The noise we've made, and the headlines we've hijacked.
Battle Manager? More like a Battle Brain
History made. Our Starsage AI system didn't whisper sweet nothings; it gave real-time commands to fighter jets. Straight up midair machine-speed flexing. The verdict? Speed, efficiency, and one giant “hold my beer” for autonomous command and control.
Less Daydream, More Houston We Brought the Kill Chain
We just got the nod to make space intel actually fight. HOPE 2.0 isn’t about warm fuzzies—it’s about turning orbital data into battlefield decisions at speed. Less dusty “NASA archive,” more “real-time edge.” Because what good is staring at satellites if no one on the ground knows what they’re looking at?
Think Maverick, but with less volleyball and more AI. That’s our founder and CEO, Shubhi Mishra, on the Burn Bag Podcast. Running towards fear, unifying data, and telling the old guard to hold her mic while she changes the game. Because the future belongs to the New Primes.
When the network ghosts you mid-mission, there's a backup plan: gossip. Not the messy kind. Our kind. Inspired by how small towns spread news faster than fiber, our Data Platform lets every node spill the tea to its neighbors. So even if the network’s down, your intel isn’t. Call it tactical whispering, call it digital chisme ... either way, the warfighter stays in the loop while legacy systems are still buffering.
The moves on our radar—consider this your heads-up before the impact.
AFA Air, Space and Cyber 2025
Mark it down: Booth #1841 is where the cool kids are at. We ditched boring backdrops for a 90’s record store vibe, straight-outta Cybertron energy, and enough #LFG to make every other booth feel like a dentist’s waiting room.
Here’s the lineup:
Coffee That Doesn't Suck: Tuesday, September 23, 9 AM – 1 PM. Real coffee. Not the sad stuff in urns.
Because Networking Needs Bourbon: Tuesday, September 23, 5 PM - 8 PM. This is the happy hour people will still be talking about (and feeling) on the flight home. Who doesn’t love a strong drink, a fresh cigar, and karaoke no one asked for?
The Anti-Nap Panel: AI + C2 = LinkedIn Can Wait. Wednesday, September 24, at 12:50 PM EST in Potomac Ballroom C. Our Chief Product Officer, Trey Coleman, is breaking it down, Raft style.
Why? Because Your New Prime doesn’t do beige and sad clicky pens.
President Trump says “Defense” sounds too polite. No official rename yet, but we’re taking bets: Department of Domination? U.S. Ministry of Who’s Asking? Either way, the rebrand energy is giving “new LinkedIn bio just dropped.”
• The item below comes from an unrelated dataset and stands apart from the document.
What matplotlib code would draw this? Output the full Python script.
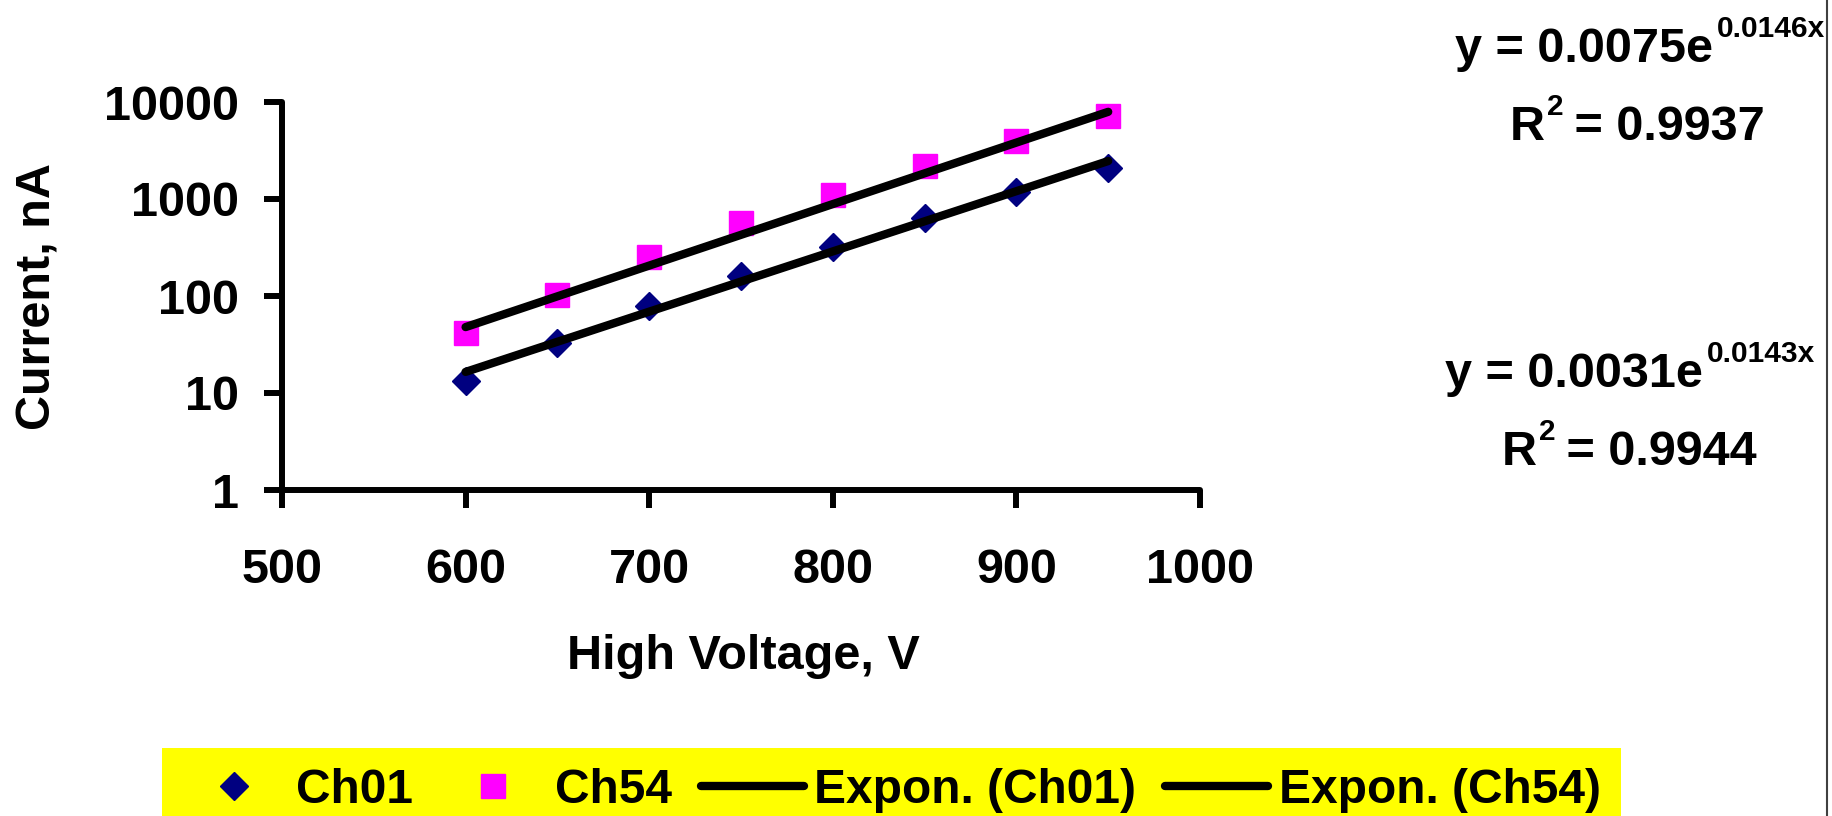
import numpy as np
import matplotlib
matplotlib.use("Agg")
import matplotlib.pyplot as plt
from matplotlib.lines import Line2D
from matplotlib.ticker import FixedLocator, NullLocator, FuncFormatter

# ── data ────────────────────────────────────────────────────────
voltage = [600, 650, 700, 750, 800, 850, 900, 950]
ch01 = [13.4, 32.7, 79.5, 161, 320, 630, 1170, 2070]
ch54 = [42, 102, 255, 560, 1100, 2200, 3940, 7230]

# exponential trendline coefficients shown on the chart: y = a * exp(b * x)
ch01_fit = (0.0031, 0.0143, 0.9944)
ch54_fit = (0.0075, 0.0146, 0.9937)

x_ticks = [500, 600, 700, 800, 900, 1000]
y_ticks = [1, 10, 100, 1000, 10000]

plt.rcParams["font.family"] = ["Liberation Sans", "DejaVu Sans"]
plt.rcParams["font.weight"] = "bold"

W, H = 1832, 816
fig = plt.figure(figsize=(W / 100, H / 100), dpi=100)


def px(x, y):
    # pixel position (from top-left) -> figure fraction
    return x / W, 1 - y / H


ax = fig.add_axes([282 / W, 1 - 490 / H, 918 / W, 388 / H])
ax.set_yscale("log")
ax.set_xlim(500, 1000)
ax.set_ylim(1, 10000)

ax.plot(voltage, ch01, linestyle="none", marker="D", ms=14.5,
        color="#000080", mec="#000080", label="Ch01", zorder=3)
ax.plot(voltage, ch54, linestyle="none", marker="s", ms=17.5,
        color="#FF00FF", mec="#FF00FF", label="Ch54", zorder=3)

xfit = np.linspace(voltage[0], voltage[-1], 200)
ax.plot(xfit, ch01_fit[0] * np.exp(ch01_fit[1] * xfit), color="black",
        lw=6, solid_capstyle="round", label="Expon. (Ch01)", zorder=4)
ax.plot(xfit, ch54_fit[0] * np.exp(ch54_fit[1] * xfit), color="black",
        lw=6, solid_capstyle="round", label="Expon. (Ch54)", zorder=4)

for side in ("top", "right"):
    ax.spines[side].set_visible(False)
for side in ("left", "bottom"):
    ax.spines[side].set_linewidth(4.3)
    ax.spines[side].set_capstyle("round")

ax.xaxis.set_major_locator(FixedLocator(x_ticks))
ax.yaxis.set_major_locator(FixedLocator(y_ticks))
ax.yaxis.set_minor_locator(NullLocator())
ax.yaxis.set_major_formatter(FuncFormatter(lambda v, _: f"{v:g}"))
ax.tick_params(axis="both", direction="out", length=13, width=4.3,
               labelsize=35)
ax.tick_params(axis="x", pad=29)
ax.tick_params(axis="y", pad=18)
for t in ax.get_xticklabels() + ax.get_yticklabels():
    t.set_fontweight("bold")

ax.set_xlabel("High Voltage, V", fontsize=35, fontweight="bold")
ax.xaxis.set_label_coords(0.503, -0.372)
ax.set_ylabel("Current, nA", fontsize=35, fontweight="bold")
ax.yaxis.set_label_coords(-0.241, 0.5)

# ── trendline equations ─────────────────────────────────────────
def equation(fit, x_e, y_base, x_r, y_r2):
    a, b, r2 = fit
    fig.text(*px(x_e, y_base), f"y = {a:.4f}e", ha="right", va="baseline",
             fontsize=35, fontweight="bold")
    fig.text(*px(x_e + 4, y_base - 25), f"{b:.4f}x", ha="left",
             va="baseline", fontsize=21.5, fontweight="bold")
    fig.text(*px(x_r, y_r2), "R", ha="left", va="baseline",
             fontsize=35, fontweight="bold")
    fig.text(*px(x_r + 37, y_r2 - 25), "2", ha="left", va="baseline",
             fontsize=21.5, fontweight="bold")
    fig.text(*px(x_r + 51, y_r2), f" = {r2:.4f}", ha="left",
             va="baseline", fontsize=35, fontweight="bold")


equation(ch54_fit, 1713, 62, 1510, 140)
equation(ch01_fit, 1703, 387, 1502, 465)

# ── legend ──────────────────────────────────────────────────────
fig.legend(*ax.get_legend_handles_labels(), ncol=4, loc="upper left",
           bbox_to_anchor=px(162, 748), borderaxespad=0, frameon=True,
           fancybox=False, facecolor="#FFFF00", edgecolor="none",
           framealpha=1, prop={"size": 34.5, "weight": "bold"},
           handlelength=2.15, handletextpad=0.22, columnspacing=0.6,
           borderpad=0.42, numpoints=1)

# thin border on the right edge
fig.add_artist(Line2D([1827 / W] * 2, [0, 1], transform=fig.transFigure,
                      color="#404040", lw=1.5))

fig.savefig("out.png", dpi=100)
Missile defense isn’t just back, it’s getting a 30% force bump and more Patriot launches than a Fourth of July rerun. The Army’s shopping list is long (hello, interceptor surge), and Lt. Gen. Fitzgerald sees AI as the next big upgrade; less guesswork, more boom. BLUF: missile defense just got a fresh coat of funding and a tech facelift.
Space Race Is Back—And There’s a "No Trespassing" Sign on the Moon
NASA’s interim chief just said, “Fine, let’s nuke the Moon”...in the most peaceful, energy-efficient way possible. The plan? Drop a nuclear reactor up there, because extension cords don’t run 238,000 miles. Meanwhile, China is carving out lunar real estate with uncrewed missions and base blueprints, turning the Moon into prime battleground property. Forget flags and footprints—the next grid war is lunar.